Apesar das vantagens que a extrema direita possui nesse momento, seu projeto é destrutivo, afetando as sociedades, o meio ambiente e a própria economia. Portanto, seguir com esse projeto não é viável.

Quais são exemplos de soberania popular digital no mundo?

Existem experiências interessantes que podem ser escaladas para enfrentar a crise que enfrentamos. Para a classe trabalhadora existe muita resistência, um exemplo é o das cooperativas que desenvolvem seus próprios algoritmos, permitindo que os trabalhadores controlem seus próprios dados e formem cooperativas com algoritmos próprios. Um exemplo seria o Uber, onde os motoristas poderiam se unir e criar sua própria plataforma cooperativa.

O Uber tem a vantagem de possuir dados sobre todas as pessoas que solicitam caronas e todos os motoristas. Eles registram todas as distâncias e locais onde as pessoas pedem caronas. No entanto, cooperativas de motoristas podem decidir controlar seus próprios dados e desenvolver seu próprio algoritmo para fornecer um serviço semelhante ao Uber, mas com o controle nas mãos dos motoristas. Isso permitiria oferecer o mesmo serviço com preço e qualidade semelhantes, mas com maior controle e dignidade no trabalho. Os consumidores, ao serem apresentados a essas opções, poderiam escolher aqueles que valorizam a dignidade no trabalho e o controle sobre seus dados.

É importante reconhecer que há resistência e lutas diárias das pessoas para enfrentar as consequências negativas da aceleração tecnológica e a precarização do trabalho. A busca por soluções democráticas e soberanas é fundamental para enfrentar os desafios impostos pela era digital.

Outro exemplo relevante é o da Coreia do Sul, onde um município coleta todas as informações do Uber e exige que a empresa compartilhe esses dados, permitindo ao município utilizar essas informações para melhorar o transporte público. Eles podem, por exemplo, disponibilizar ônibus públicos em rotas onde o Uber anteriormente dominava o serviço privado, pois agora o município tem acesso e controle sobre os dados.

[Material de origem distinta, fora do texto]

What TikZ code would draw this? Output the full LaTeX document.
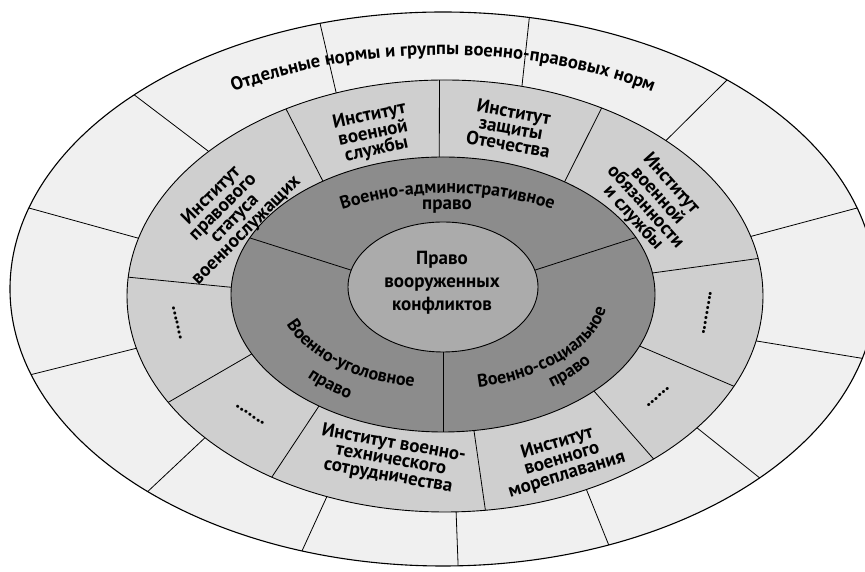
\documentclass[tikz,border=0pt]{standalone}
\usepackage{fontspec}
\setmainfont{PT Sans}
\usetikzlibrary{calc,decorations.text}
\newcommand{\ringfont}{\fontsize{19}{16.5}\selectfont\bfseries}
\newcommand{\corefont}{\fontsize{19}{23}\selectfont\bfseries}
\newcommand{\curvefont}{\fontsize{18}{18}\selectfont\bfseries}
\newcommand{\topfont}{\fontsize{18.6}{18}\selectfont\bfseries}

\begin{document}
\begin{tikzpicture}[
    x=1pt, y=1pt,
    outerring/.style={draw, line width=1.1pt, fill=black!6},
    midring/.style={draw, line width=0.9pt, fill=black!19},
    darkring/.style={draw, line width=0.9pt, fill=black!45},
    coreellipse/.style={draw, line width=0.9pt, fill=black!33},
    sep/.style={line width=0.8pt},
    lbl/.style={align=center, font=\ringfont, inner sep=0pt},
    dots/.style={font=\ringfont, inner sep=0pt},
    curved/.style 2 args={decorate, decoration={text along path, text align=center, text={|#1|#2}}}
]
    \useasboundingbox (0,0) rectangle (865,572);
    \clip (0,0) rectangle (865,572);
    \coordinate (c1) at (443,283);
    \coordinate (c2) at (445,276);
    \coordinate (c3) at (443,277.5);
    \coordinate (c4) at (443,285);

    \draw[outerring] (c1) ellipse [x radius=433pt, y radius=277pt];
    \draw[midring] (c2) ellipse [x radius=318pt, y radius=216pt];
    \draw[darkring] (c3) ellipse [x radius=212pt, y radius=137.5pt];
    \draw[coreellipse] (c4) ellipse [x radius=95pt, y radius=65pt];

    \foreach \a/\b in {106.5/110, 78.5/76, 49/46, 17/16, -14.5/-12, -43/-37.6, -67.5/-63.6,
                       -88/-88, -109/-111.8, -133/-139, -162/-166, 163/164.5, 135.5/138}
        \draw[sep] ($(c1)+(\a:433 and 277)$) -- ($(c2)+(\b:318 and 216)$);
    \foreach \a/\b in {120/124.5, 91/91, 60.5/55, 10/9, -24.7/-22, -49/-44.6, -82.7/-81.6,
                       -123/-125.8, -150.5/-154.4, 175/177}
        \draw[sep] ($(c2)+(\a:318 and 216)$) -- ($(c3)+(\b:212 and 137.5)$);
    \foreach \a/\b in {155.7/165, 24.5/15, -90/-90}
        \draw[sep] ($(c3)+(\a:212 and 137.5)$) -- ($(c4)+(\b:95 and 65)$);

    \path[curved={\topfont}{Отдельные нормы и группы военно-правовых норм}]
        ($(c1)+(150:388 and 234)$) arc[start angle=150, end angle=30, x radius=388pt, y radius=234pt];

    \node[lbl, rotate=45] (status) at (229,359) {Институт\\правового\\статуса\\военнослужащих};
    \node[lbl, rotate=12] (service) at (373,439) {Институт\\военной\\службы};
    \node[lbl, rotate=-10] (defence) at (511,444) {Институт\\защиты\\Отечества};
    \node[lbl, rotate=-48] (duty) at (652,371) {Институт\\военной\\обязанности\\и службы};
    \node[lbl, rotate=-10] (techcoop) at (391,112) {Институт военно-\\технического\\сотрудничества};
    \node[lbl, rotate=17] (navy) at (562,113) {Институт\\военного\\мореплавания};

    \node[dots, rotate=-77] (dotsl) at (177,249) {.......};
    \node[dots, rotate=-34] (dotsll) at (250,157) {.......};
    \node[dots, rotate=80] (dotsr) at (707,259) {.........};
    \node[dots, rotate=41] (dotsrl) at (658,175) {......};

    \path[curved={\curvefont}{Военно-административное}] (330,358) .. controls (405,386) and (490,386) .. (565,358);
    \node[lbl, anchor=base] (adm) at (447,362) {право};
    \path[curved={\curvefont}{Военно-уголовное}]
        ($(c3)+(185:165 and 94)$) arc[start angle=185, end angle=268, x radius=165pt, y radius=94pt];
    \path[curved={\curvefont}{право}]
        ($(c3)+(199:186.5 and 121)$) arc[start angle=199, end angle=259, x radius=186.5pt, y radius=121pt];
    \path[curved={\curvefont}{Военно-социальное}]
        ($(c3)+(-84:165 and 95)$) arc[start angle=-84, end angle=2, x radius=165pt, y radius=95pt];
    \path[curved={\curvefont}{право}]
        ($(c3)+(-61:182 and 116)$) arc[start angle=-61, end angle=-26, x radius=182pt, y radius=116pt];

    \node[lbl, font=\corefont] (law) at (442,289) {Право\\вооруженных\\конфликтов};
\end{tikzpicture}
\end{document}
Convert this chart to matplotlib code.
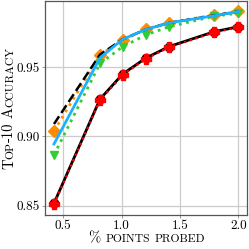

Esses exemplos demonstram como os trabalhadores e as comunidades podem tomar controle das novas tecnologias em benefício do público e do bem comum. A soberania e controle sobre as informações são fundamentais para garantir que essas tecnologias sejam utilizadas para o benefício de todos, e não apenas para o lucro de empresas privadas.

Então, são dois exemplos onde o trabalhador e os curriculares nacionais são extensões, localidades, municípios e lugares. Bora tomar o controle dessas novas tecnologias para o público, para o bem público.